Let $\phi : G \to H $be a group homomorphism. Use the First Isomorphism Theorem to show that if $g \in G$ has finite order, then ord($\phi(g))|$ord$(g)$.
My problem here is having to use the first isomorphism theorem, as I can prove this without. So far I have considered the order of $g$. Suppose $g^n = e_G$. Then (in the following $\overline{\phi}$ is the induced homomorphism $\overline{\phi}: G/(N=ker \phi) \to Im(\phi) \in H$. Then:
$(\overline{\phi}(gN))^n = (\phi(g))^n$ $ = \phi(g^n)$ $= \phi (e_G)$ $= e_H$
I think I should be able to use this to show that the number of cosets of $N$ divides $n$ but I'm really not sure to go with this.
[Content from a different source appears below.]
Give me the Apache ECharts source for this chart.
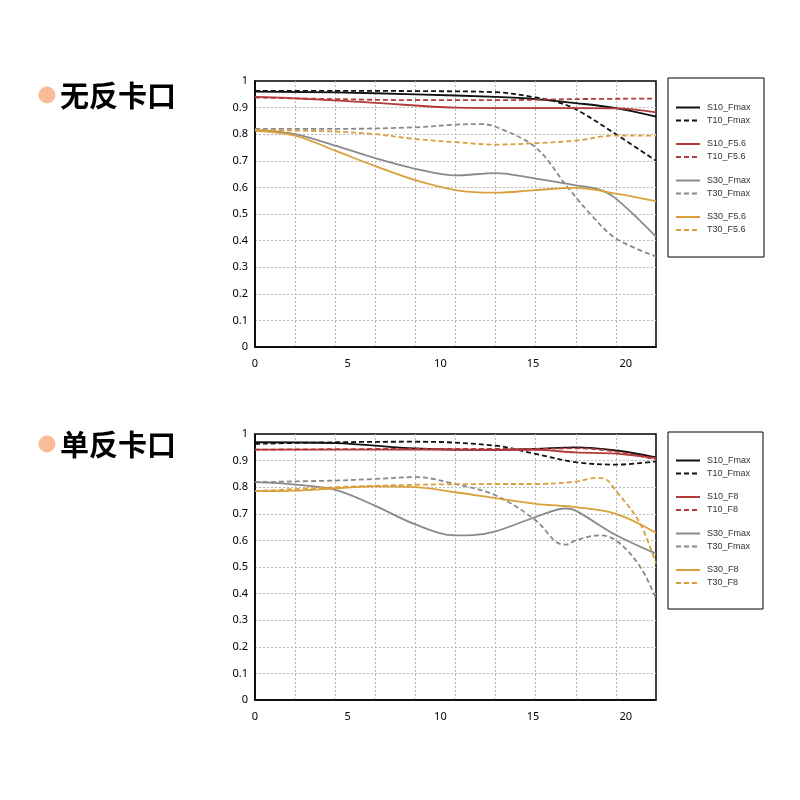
<!DOCTYPE html>
<html>
<head>
<meta charset="utf-8">
<script src="https://cdn.jsdelivr.net/npm/echarts@6/dist/echarts.min.js"></script>
<style>html,body{margin:0;padding:0;background:#fff;}#c{width:800px;height:800px;}</style>
</head>
<body>
<div id="c"></div>
<script>
// ---- data ----
const titles = ['无反卡口', '单反卡口'];
const xTickLabels = [0, 5, 10, 15, 20];
const xMax = 21.63;
const namesTop = ['S10_Fmax', 'T10_Fmax', 'S10_F5.6', 'T10_F5.6', 'S30_Fmax', 'T30_Fmax', 'S30_F5.6', 'T30_F5.6'];
const namesBottom = ['S10_Fmax', 'T10_Fmax', 'S10_F8', 'T10_F8', 'S30_Fmax', 'T30_Fmax', 'S30_F8', 'T30_F8'];

// mirrorless (top)
const top_S10_Fmax = [[0,0.96],[4.33,0.957],[8.65,0.95],[12.98,0.94],[15.14,0.932],[17.3,0.917],[19.47,0.898],[21.63,0.866]];
const top_T10_Fmax = [[0,0.963],[4.33,0.963],[8.65,0.962],[12.98,0.958],[15.14,0.938],[16.25,0.922],[17.3,0.894],[19.47,0.80],[21.63,0.70]];
const top_S10_F56 = [[0,0.94],[3.0,0.932],[6.49,0.918],[10.81,0.90],[15.14,0.898],[19.47,0.897],[21.63,0.882]];
const top_T10_F56 = [[0,0.938],[4.33,0.932],[8.65,0.928],[12.98,0.928],[17.3,0.932],[21.63,0.934]];
const top_S30_Fmax = [[0,0.816],[2.16,0.80],[4.33,0.757],[6.49,0.71],[8.65,0.67],[10.81,0.645],[12.98,0.654],[15.14,0.633],[17.3,0.608],[18.58,0.592],[19.47,0.558],[21.63,0.415]];
const top_T30_Fmax = [[0,0.82],[4.33,0.82],[8.65,0.826],[10.81,0.836],[12.12,0.838],[12.98,0.828],[15.14,0.75],[16.87,0.60],[18.22,0.49],[19.47,0.408],[21.63,0.34]];
const top_S30_F56 = [[0,0.813],[2.16,0.795],[4.33,0.738],[6.49,0.68],[8.65,0.627],[10.81,0.59],[12.98,0.58],[15.14,0.59],[17.3,0.598],[19.47,0.577],[21.63,0.548]];
const top_T30_F56 = [[0,0.816],[4.33,0.81],[6.49,0.80],[8.65,0.782],[10.81,0.77],[12.98,0.761],[15.14,0.766],[17.3,0.776],[19.47,0.795],[21.63,0.795]];

// SLR (bottom)
const bot_S10_Fmax = [[0,0.969],[4.33,0.966],[8.65,0.946],[12.98,0.94],[15.14,0.944],[17.3,0.95],[19.47,0.938],[21.63,0.912]];
const bot_T10_Fmax = [[0,0.963],[4.33,0.969],[8.65,0.971],[12.98,0.956],[15.14,0.925],[17.3,0.894],[19.47,0.885],[21.63,0.897]];
const bot_S10_F8 = [[0,0.941],[8.65,0.941],[15.14,0.94],[17.3,0.931],[19.47,0.926],[21.63,0.909]];
const bot_T10_F8 = [[0,0.941],[8.65,0.944],[15.14,0.944],[17.3,0.946],[19.47,0.934],[21.63,0.904]];
const bot_S30_Fmax = [[0,0.819],[2.16,0.81],[4.33,0.79],[6.49,0.73],[8.65,0.66],[10.81,0.619],[11.76,0.62],[12.98,0.634],[15.14,0.688],[16.78,0.72],[17.3,0.712],[19.47,0.62],[21.63,0.55]];
const bot_T30_Fmax = [[0,0.819],[4.33,0.825],[6.49,0.831],[8.65,0.838],[10.81,0.812],[12.98,0.769],[15.14,0.675],[16.25,0.594],[16.78,0.584],[17.3,0.6],[18.58,0.619],[19.47,0.6],[20.73,0.506],[21.63,0.382]];
const bot_S30_F8 = [[0,0.785],[2.16,0.787],[4.33,0.796],[6.49,0.803],[8.65,0.8],[10.81,0.781],[12.98,0.759],[15.14,0.737],[17.3,0.725],[19.47,0.7],[21.63,0.629]];
const bot_T30_F8 = [[0,0.785],[4.33,0.8],[8.65,0.809],[12.98,0.812],[15.14,0.812],[17.3,0.821],[18.4,0.835],[18.94,0.829],[19.47,0.787],[20.73,0.669],[21.63,0.513]];

// ---- styling ----
const colors = ['#111111', '#111111', '#B23A3B', '#B23A3B', '#8A8A8A', '#8A8A8A', '#D9A03C', '#D9A03C'];
const dashed = [false, true, false, true, false, true, false, true];
const topData = [top_S10_Fmax, top_T10_Fmax, top_S10_F56, top_T10_F56, top_S30_Fmax, top_T30_Fmax, top_S30_F56, top_T30_F56];
const botData = [bot_S10_Fmax, bot_T10_Fmax, bot_S10_F8, bot_T10_F8, bot_S30_Fmax, bot_T30_Fmax, bot_S30_F8, bot_T30_F8];

const gridTops = [81, 434];
const legendTops = [98, 451];
const boxes = [[668, 78, 96, 179], [668, 432, 95, 177]];
const titleY = [96, 445];

const grids = [], xAxes = [], yAxes = [], series = [], legends = [], graphics = [];
const gridLine = {show: true, showMinLine: false, showMaxLine: false, lineStyle: {color: '#b8b8b8', type: [2, 2], width: 1}};
const labelStyle = {color: '#000', fontSize: 11, fontFamily: 'Noto Sans, sans-serif'};

[0, 1].forEach(function (g) {
  grids.push({left: 255, top: gridTops[g], width: 401, height: 266, show: true, borderColor: '#000', borderWidth: 1.5, backgroundColor: 'transparent'});
  // label axis
  xAxes.push({type: 'value', gridIndex: g, min: 0, max: xMax, interval: 5,
    axisLine: {show: true, lineStyle: {color: '#000', width: 1.5}}, axisTick: {show: false},
    splitLine: {show: false}, axisLabel: Object.assign({margin: 11, showMaxLabel: false,
      formatter: function (v) { return xTickLabels.indexOf(v) >= 0 ? String(v) : ''; }}, labelStyle)});
  // grid-line axis
  xAxes.push({type: 'value', gridIndex: g, min: 0, max: xMax, interval: xMax / 10,
    axisLine: {show: false}, axisTick: {show: false}, axisLabel: {show: false}, splitLine: gridLine});
  yAxes.push({type: 'value', gridIndex: g, min: 0, max: 1, interval: 0.1,
    axisLine: {show: true, lineStyle: {color: '#000', width: 1.5}}, axisTick: {show: false},
    splitLine: gridLine, axisLabel: Object.assign({margin: 7}, labelStyle)});

  const names = g === 0 ? namesTop : namesBottom;
  const datas = g === 0 ? topData : botData;
  names.forEach(function (n, i) {
    series.push({name: n, type: 'line', xAxisIndex: g * 2, yAxisIndex: g, data: datas[i],
      symbol: 'none', smooth: 0.35, z: 3,
      lineStyle: {color: colors[i], width: 1.8, type: dashed[i] ? [5, 3] : 'solid'},
      itemStyle: {color: colors[i]}});
  });
  for (let k = 0; k < 4; k++) {
    legends.push({orient: 'vertical', left: 670, top: legendTops[g] + k * 36.5,
      data: [names[2 * k], names[2 * k + 1]], itemWidth: 24, itemHeight: 10, itemGap: 4,
      selectedMode: false,
      itemStyle: {opacity: 0, color: 'transparent', borderWidth: 0},
      lineStyle: {width: 2},
      textStyle: {fontSize: 9, color: '#333', fontFamily: 'Liberation Sans, Arial, sans-serif', padding: [0, 0, 0, 2]}});
  }
  graphics.push({type: 'rect', shape: {x: boxes[g][0], y: boxes[g][1], width: boxes[g][2], height: boxes[g][3]},
    style: {fill: 'none', stroke: '#000', lineWidth: 1}});
  graphics.push({type: 'circle', shape: {cx: 47, cy: titleY[g] - 1, r: 8.5}, style: {fill: '#F8BD96'}});
  graphics.push({type: 'text', x: 60, y: titleY[g], style: {text: titles[g], fill: '#000',
    font: 'bold 29px "Noto Sans CJK SC", sans-serif', verticalAlign: 'middle', textAlign: 'left'}});
});

const chart = echarts.init(document.getElementById('c'), null, {renderer: 'canvas'});
chart.setOption({
  animation: false,
  backgroundColor: '#fff',
  grid: grids, xAxis: xAxes, yAxis: yAxes, series: series, legend: legends, graphic: graphics
});
</script>
</body>
</html>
Thanks for any help.
If you are being asked to use the First Isomorphism Theorem what seems natural is to prove that the order of $gN$ in $G/N$ divides the order of $g$ in $G$ for the normal subgroup $N = \ker \phi$ (and you have the basic argument for this written already it just needs some tweaking) and then use that $\phi(G) \cong G/N$ along with the fact that an isomorphism preserves the order of any element it is applied to in order to finish the proof.